O tema a ser tratado neste artigo é norteado por dados acerca do trabalho feminino nos países da América Latina. A dissociação de gênero para tratar da questão trabalhista na vida do proletariado se faz necessária, em nossa sociedade as mulheres ocupam uma posição hierarquicamente inferior, por meio de princípios patriarcais, a relação de opressão estabelecida para a vida das mulheres denota a importância de atentarmos: a classe trabalhadora tem dois sexos. Como bem colocado por Helena Hirata e Daniele Kergoat (1994, p.93) não se referir ao sexo dos atores sociais ao falar sobre questões envolvendo a classe trabalhadora, comumente referida em tom quase uníssono, seria “como se o lugar da produção fosse um elemento unificador” conferindo aos indivíduos “comportamentos e atitudes relativamente iguais”. O que é insuficiente para mostrar a opressão sofrida pela mulher quanto às relações sociais e trabalhistas estabelecidas.

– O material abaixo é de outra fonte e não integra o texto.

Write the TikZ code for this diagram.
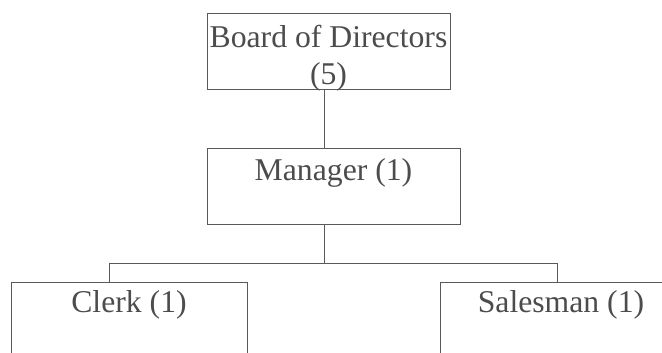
\documentclass[tikz,border=0pt]{standalone}
\usepackage{fontspec}
\setmainfont{Liberation Serif}
\begin{document}
\begin{tikzpicture}[x=1pt,y=-1pt,
  orgbox/.style={draw=black!65, line width=0.9pt, rectangle, inner sep=0pt, anchor=north,
    align=center, text=black!70, font=\fontsize{31.7}{37}\selectfont},
  link/.style={draw=black!65, line width=0.9pt}]
\useasboundingbox (0,0) rectangle (662,353);
\clip (0,0) rectangle (662,353);
\node[orgbox, minimum width=243pt, text height=71pt, text depth=5pt] (board) at (328.5,13) {Board of Directors\\(5)};
\node[orgbox, minimum width=253pt, text height=32pt, text depth=44pt] (manager) at (333.5,148) {Manager (1)};
\node[orgbox, minimum width=236pt, text height=30pt, text depth=80pt] (clerk) at (129,282) {Clerk (1)};
\node[orgbox, minimum width=242pt, text height=30pt, text depth=80pt] (salesman) at (561,282) {Salesman (1)};
\coordinate (bus) at (324.5,263);
\coordinate (lend) at (109,263);
\coordinate (rend) at (557,263);
\draw[link] (board.south -| bus) -- (manager.north -| bus);
\draw[link] (manager.south -| bus) -- (bus);
\draw[link] (clerk.north -| lend) -- (lend) -- (rend) -- (salesman.north -| rend);
\end{tikzpicture}
\end{document}
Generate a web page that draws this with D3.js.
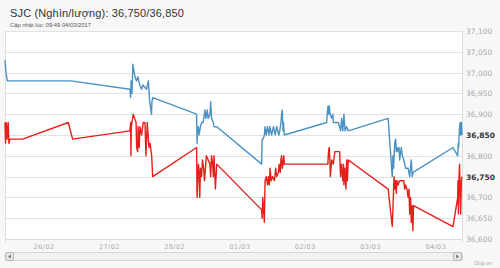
<!DOCTYPE html>
<html>
<head>
<meta charset="utf-8">
<script src="https://cdn.jsdelivr.net/npm/d3@7"></script>
<style>
  body { margin: 0; background: #f7f7f7; }
  svg { display: block; font-family: "Liberation Sans", Arial, sans-serif; }
</style>
</head>
<body>
<script>
// titles
var title = "SJC (Nghìn/lượng): 36,750/36,850";
var subtitle = "Cập nhật lúc: 09:49 04/03/2017";
var credit = "Doji.vn";

// time window shown (7 days up to the update time)
var startTime = "25/02 09:49";
var endTime = "04/03 09:49";

// y ticks
var yTicks = [36600, 36650, 36700, 36750, 36800, 36850, 36900, 36950, 37000, 37050, 37100];
var currentValues = [36750, 36850];

// buy price (red)
var buyData = [
  ["25/02 09:49", 36880], ["25/02 10:00", 36830], ["25/02 10:15", 36880], ["25/02 10:35", 36840],
  ["25/02 10:50", 36870], ["25/02 11:00", 36880], ["25/02 11:15", 36830], ["25/02 11:40", 36840],
  ["25/02 16:20", 36840], ["26/02 09:05", 36880], ["26/02 10:40", 36840],
  ["27/02 07:45", 36860], ["27/02 08:00", 36880], ["27/02 08:07", 36800], ["27/02 08:15", 36870],
  ["27/02 08:58", 36900], ["27/02 09:30", 36890], ["27/02 10:00", 36880], ["27/02 10:13", 36820],
  ["27/02 10:35", 36810], ["27/02 10:45", 36870], ["27/02 11:10", 36820], ["27/02 11:26", 36870],
  ["27/02 12:03", 36850], ["27/02 12:38", 36880], ["27/02 13:16", 36880], ["27/02 13:38", 36800],
  ["27/02 14:07", 36880], ["27/02 14:44", 36820], ["27/02 15:10", 36830], ["27/02 15:44", 36800],
  ["27/02 16:06", 36750],
  ["28/02 08:15", 36820], ["28/02 08:25", 36700], ["28/02 08:55", 36780], ["28/02 09:10", 36760],
  ["28/02 09:25", 36700], ["28/02 09:40", 36770], ["28/02 10:05", 36750], ["28/02 10:25", 36790],
  ["28/02 10:50", 36770], ["28/02 11:10", 36740], ["28/02 11:50", 36800], ["28/02 12:30", 36790],
  ["28/02 13:10", 36780], ["28/02 13:25", 36750], ["28/02 13:45", 36800], ["28/02 14:10", 36780],
  ["28/02 14:25", 36750], ["28/02 14:40", 36800], ["28/02 15:10", 36720], ["28/02 15:40", 36780],
  ["01/03 08:10", 36670], ["01/03 08:20", 36650], ["01/03 08:35", 36700], ["01/03 09:10", 36640],
  ["01/03 09:25", 36740], ["01/03 09:50", 36750], ["01/03 10:20", 36730], ["01/03 10:40", 36750],
  ["01/03 11:00", 36730], ["01/03 11:15", 36770], ["01/03 11:40", 36740], ["01/03 12:10", 36750],
  ["01/03 12:50", 36740], ["01/03 13:20", 36770], ["01/03 13:40", 36750], ["01/03 14:20", 36760],
  ["01/03 14:35", 36780], ["01/03 15:00", 36760], ["01/03 15:15", 36790], ["01/03 15:30", 36800],
  ["01/03 15:45", 36770], ["01/03 16:00", 36780], ["01/03 16:20", 36800], ["01/03 16:30", 36780],
  ["02/03 08:05", 36780], ["02/03 08:30", 36780], ["02/03 08:45", 36810], ["02/03 09:00", 36820],
  ["02/03 09:15", 36790], ["02/03 09:25", 36750], ["02/03 09:55", 36790], ["02/03 10:30", 36780],
  ["02/03 11:05", 36810], ["02/03 12:50", 36810], ["02/03 13:10", 36750], ["02/03 13:30", 36780],
  ["02/03 14:00", 36740], ["02/03 14:15", 36780], ["02/03 14:25", 36730], ["02/03 14:45", 36770],
  ["02/03 15:10", 36720], ["02/03 15:25", 36790], ["02/03 15:40", 36740], ["02/03 16:00", 36790],
  ["03/03 06:40", 36720], ["03/03 08:10", 36630], ["03/03 08:25", 36670], ["03/03 08:50", 36750],
  ["03/03 09:05", 36720], ["03/03 09:25", 36740], ["03/03 09:40", 36710], ["03/03 09:55", 36740],
  ["03/03 10:20", 36730], ["03/03 10:50", 36740], ["03/03 12:25", 36740], ["03/03 12:45", 36720],
  ["03/03 13:05", 36730], ["03/03 13:35", 36720], ["03/03 14:00", 36700], ["03/03 14:20", 36720],
  ["03/03 14:35", 36660], ["03/03 14:55", 36700], ["03/03 15:10", 36640], ["03/03 15:30", 36680],
  ["03/03 15:45", 36620], ["03/03 16:00", 36680],
  ["04/03 06:30", 36630], ["04/03 08:15", 36700], ["04/03 08:20", 36740], ["04/03 08:30", 36660],
  ["04/03 08:40", 36740], ["04/03 08:55", 36780], ["04/03 09:10", 36700], ["04/03 09:20", 36660],
  ["04/03 09:35", 36740], ["04/03 09:49", 36750]
];

// sell price (blue)
var sellData = [
  ["25/02 09:49", 37030], ["25/02 10:10", 37000], ["25/02 10:40", 36980], ["26/02 10:00", 36980],
  ["27/02 07:45", 36960], ["27/02 08:00", 36940], ["27/02 08:10", 36980], ["27/02 08:30", 36950],
  ["27/02 08:50", 37020], ["27/02 09:20", 37000], ["27/02 09:35", 36990], ["27/02 10:10", 36980],
  ["27/02 10:40", 36990], ["27/02 11:20", 36970], ["27/02 12:00", 36960], ["27/02 12:30", 36970],
  ["27/02 13:50", 36960], ["27/02 14:30", 36980], ["27/02 14:50", 36950], ["27/02 15:00", 36930],
  ["27/02 15:40", 36900], ["27/02 15:50", 36930], ["27/02 16:10", 36940],
  ["28/02 08:15", 36900], ["28/02 08:25", 36830], ["28/02 08:35", 36860], ["28/02 08:55", 36870],
  ["28/02 09:10", 36850], ["28/02 09:40", 36870], ["28/02 10:05", 36880], ["28/02 10:40", 36880],
  ["28/02 11:20", 36910], ["28/02 11:40", 36890], ["28/02 12:10", 36910], ["28/02 12:30", 36890],
  ["28/02 13:10", 36900], ["28/02 13:25", 36930], ["28/02 13:45", 36890], ["28/02 14:25", 36880],
  ["28/02 14:40", 36870], ["28/02 15:40", 36870],
  ["01/03 08:10", 36780], ["01/03 08:20", 36840], ["01/03 08:40", 36840], ["01/03 09:10", 36850],
  ["01/03 09:25", 36870], ["01/03 09:50", 36850], ["01/03 10:20", 36870], ["01/03 10:50", 36850],
  ["01/03 11:10", 36870], ["01/03 11:50", 36850], ["01/03 12:30", 36870], ["01/03 13:10", 36850],
  ["01/03 13:40", 36870], ["01/03 14:30", 36850], ["01/03 14:50", 36860], ["01/03 15:15", 36880],
  ["01/03 15:30", 36900], ["01/03 15:45", 36910], ["01/03 16:00", 36860], ["01/03 16:10", 36880],
  ["01/03 16:30", 36850],
  ["02/03 08:05", 36880], ["02/03 08:15", 36900], ["02/03 08:35", 36920], ["02/03 08:50", 36900],
  ["02/03 09:00", 36920], ["02/03 09:20", 36900], ["02/03 09:55", 36890], ["02/03 10:20", 36900],
  ["02/03 10:30", 36880], ["02/03 12:20", 36880], ["02/03 13:10", 36860], ["02/03 13:35", 36890],
  ["02/03 14:00", 36860], ["02/03 14:25", 36900], ["02/03 14:50", 36860], ["02/03 15:25", 36870],
  ["02/03 16:00", 36860],
  ["03/03 06:40", 36890], ["03/03 08:10", 36750], ["03/03 08:25", 36800], ["03/03 08:40", 36770],
  ["03/03 09:05", 36830], ["03/03 09:25", 36840], ["03/03 09:40", 36810], ["03/03 09:55", 36820],
  ["03/03 10:20", 36810], ["03/03 10:40", 36820], ["03/03 10:55", 36790], ["03/03 11:30", 36820],
  ["03/03 11:55", 36800], ["03/03 12:25", 36790], ["03/03 13:05", 36770], ["03/03 14:00", 36770],
  ["03/03 14:35", 36750], ["03/03 15:10", 36790], ["03/03 15:30", 36750], ["03/03 15:50", 36760],
  ["04/03 06:30", 36820], ["04/03 08:15", 36800], ["04/03 08:25", 36830], ["04/03 08:35", 36820],
  ["04/03 08:50", 36860], ["04/03 09:05", 36880], ["04/03 09:20", 36850], ["04/03 09:35", 36880],
  ["04/03 09:49", 36850]
];

//setup
var W = 500, H = 268;
var plot = { left: 5, right: 462, top: 31, bottom: 239 };

var parse = d3.timeParse("%d/%m/%Y %H:%M");
function toDate(s) { return parse(s.replace(" ", "/2017 ")); }

var svg = d3.select("body").append("svg")
    .attr("width", W)
    .attr("height", H);

// x axis with the time
var x = d3.scaleTime()
    .domain([toDate(startTime), toDate(endTime)])
    .range([plot.left, plot.right]);

// y axis with prices
var y = d3.scaleLinear()
    .domain([d3.min(yTicks), d3.max(yTicks)])
    .range([plot.bottom, plot.top]);

// plot background
svg.append("rect")
    .attr("x", plot.left)
    .attr("y", plot.top)
    .attr("width", plot.right - plot.left)
    .attr("height", plot.bottom - plot.top)
    .attr("fill", "#fff");

// grid lines
svg.append("g")
    .selectAll("line")
    .data(yTicks)
    .join("line")
    .attr("x1", plot.left)
    .attr("x2", plot.right)
    .attr("y1", function (d) { return Math.round(y(d)) + 0.5; })
    .attr("y2", function (d) { return Math.round(y(d)) + 0.5; })
    .attr("stroke", "#e2e2e2")
    .attr("stroke-width", 1);

// plot frame sides
svg.append("g")
    .selectAll("line")
    .data([plot.left, plot.right])
    .join("line")
    .attr("x1", function (d) { return d + 0.5; })
    .attr("x2", function (d) { return d + 0.5; })
    .attr("y1", plot.top)
    .attr("y2", plot.bottom)
    .attr("stroke", "#dcdcdc");

// right axis labels
var yAxis = svg.append("g")
    .attr("transform", "translate(" + (plot.right + 4) + ",0)")
    .call(d3.axisRight(y).tickValues(yTicks).tickSize(0).tickFormat(d3.format(",")));
yAxis.select(".domain").remove();
yAxis.selectAll("text")
    .attr("x", 0)
    .attr("font-size", 7.5)
    .attr("font-family", "DejaVu Sans, sans-serif")
    .attr("fill", function (d) { return currentValues.indexOf(d) >= 0 ? "#333" : "#a8a8a8"; })
    .attr("font-weight", function (d) { return currentValues.indexOf(d) >= 0 ? "bold" : "normal"; });

// bottom axis with days
var xAxis = svg.append("g")
    .attr("transform", "translate(0," + plot.bottom + ")")
    .call(d3.axisBottom(x).ticks(d3.timeDay.every(1)).tickSize(3).tickPadding(2).tickFormat(d3.timeFormat("%d/%m")));
xAxis.select(".domain").attr("stroke", "#dcdcdc");
xAxis.selectAll(".tick line").attr("stroke", "#dcdcdc");
xAxis.selectAll("text")
    .attr("font-size", 6.5)
    .attr("font-family", "DejaVu Sans, sans-serif")
    .attr("letter-spacing", 0.4)
    .attr("fill", "#a8a8a8");

// lines
var line = d3.line()
    .x(function (d) { return x(toDate(d[0])); })
    .y(function (d) { return y(d[1]); });

svg.append("path")
    .datum(sellData)
    .attr("fill", "none")
    .attr("stroke", "#4a92c1")
    .attr("stroke-width", 1.4)
    .attr("stroke-linejoin", "round")
    .attr("d", line);

svg.append("path")
    .datum(buyData)
    .attr("fill", "none")
    .attr("stroke", "#e3201b")
    .attr("stroke-width", 1.4)
    .attr("stroke-linejoin", "round")
    .attr("d", line);

// scrollbar
var sb = svg.append("g").attr("transform", "translate(0,252)");
sb.append("rect")
    .attr("x", plot.left + 0.5).attr("y", 0.5)
    .attr("width", plot.right - plot.left).attr("height", 8)
    .attr("rx", 2)
    .attr("fill", "#f2f2f2").attr("stroke", "#d6d6d6");
[plot.left + 0.5, plot.right - 8.5].forEach(function (bx, i) {
    sb.append("rect")
        .attr("x", bx).attr("y", 0.5)
        .attr("width", 8).attr("height", 8)
        .attr("rx", 1.5)
        .attr("fill", "#e6e6e6").attr("stroke", "#b8b8b8");
    var cx = bx + 4;
    var pts = i === 0
        ? [[cx + 1.2, 2.5], [cx + 1.2, 6.5], [cx - 1.3, 4.5]]
        : [[cx - 1.2, 2.5], [cx - 1.2, 6.5], [cx + 1.3, 4.5]];
    sb.append("path")
        .attr("d", "M" + pts.join("L") + "Z")
        .attr("fill", "#666");
});

// texts
svg.append("text")
    .attr("x", 10).attr("y", 17)
    .attr("font-size", 11)
    .attr("letter-spacing", 0.15)
    .attr("fill", "#333")
    .text(title);

svg.append("text")
    .attr("x", 10).attr("y", 26.5)
    .attr("font-size", 5.8)
    .attr("fill", "#555")
    .text(subtitle);

svg.append("text")
    .attr("x", 474).attr("y", 265)
    .attr("font-size", 6)
    .attr("fill", "#aaa")
    .text(credit);
</script>
</body>
</html>
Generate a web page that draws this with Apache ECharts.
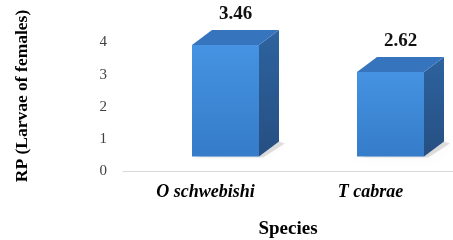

Os indicadores utilizados são do Observatório da Igualdade de Gênero da América Latina e do Caribe. Ao verificar os dados entre os países do eixo sul da América, poderemos observar um panorama localizado das condições de vida das mulheres trabalhadoras que vivem na região.

Partimos da premissa da divisão sexual do trabalho, ou seja, de que existem trabalhos de homens e trabalhos de mulheres, principio que carrega juízos de valor no qual o trabalho de um homem é mais bem visto do que o trabalho de uma mulher – já que está é relegada ao trabalho doméstico, não pago e invisível. A premissa da divisão sexual do trabalho estabelece uma dicotomia entre a função social dos homens e a das mulheres, os primeiros relegados às funções de “produção”, enquanto a função feminina na sociedade se baseia na “reprodução”.1

O peso que esta função da mulher carrega influencia também na sua posição de classe. Historicamente, o âmbito da mulher não é o ‘público’ e sim o ‘privado’, existe uma relação dessa posição com as condições de trabalho da mulher, costumeiramente vítimas de assédio moral e sexual, seu salário tende a ser menor quando equiparado aos de homens exercendo as mesmas funções, dentre outras coisas desta mesma natureza: a de subjugação em relação ao homem.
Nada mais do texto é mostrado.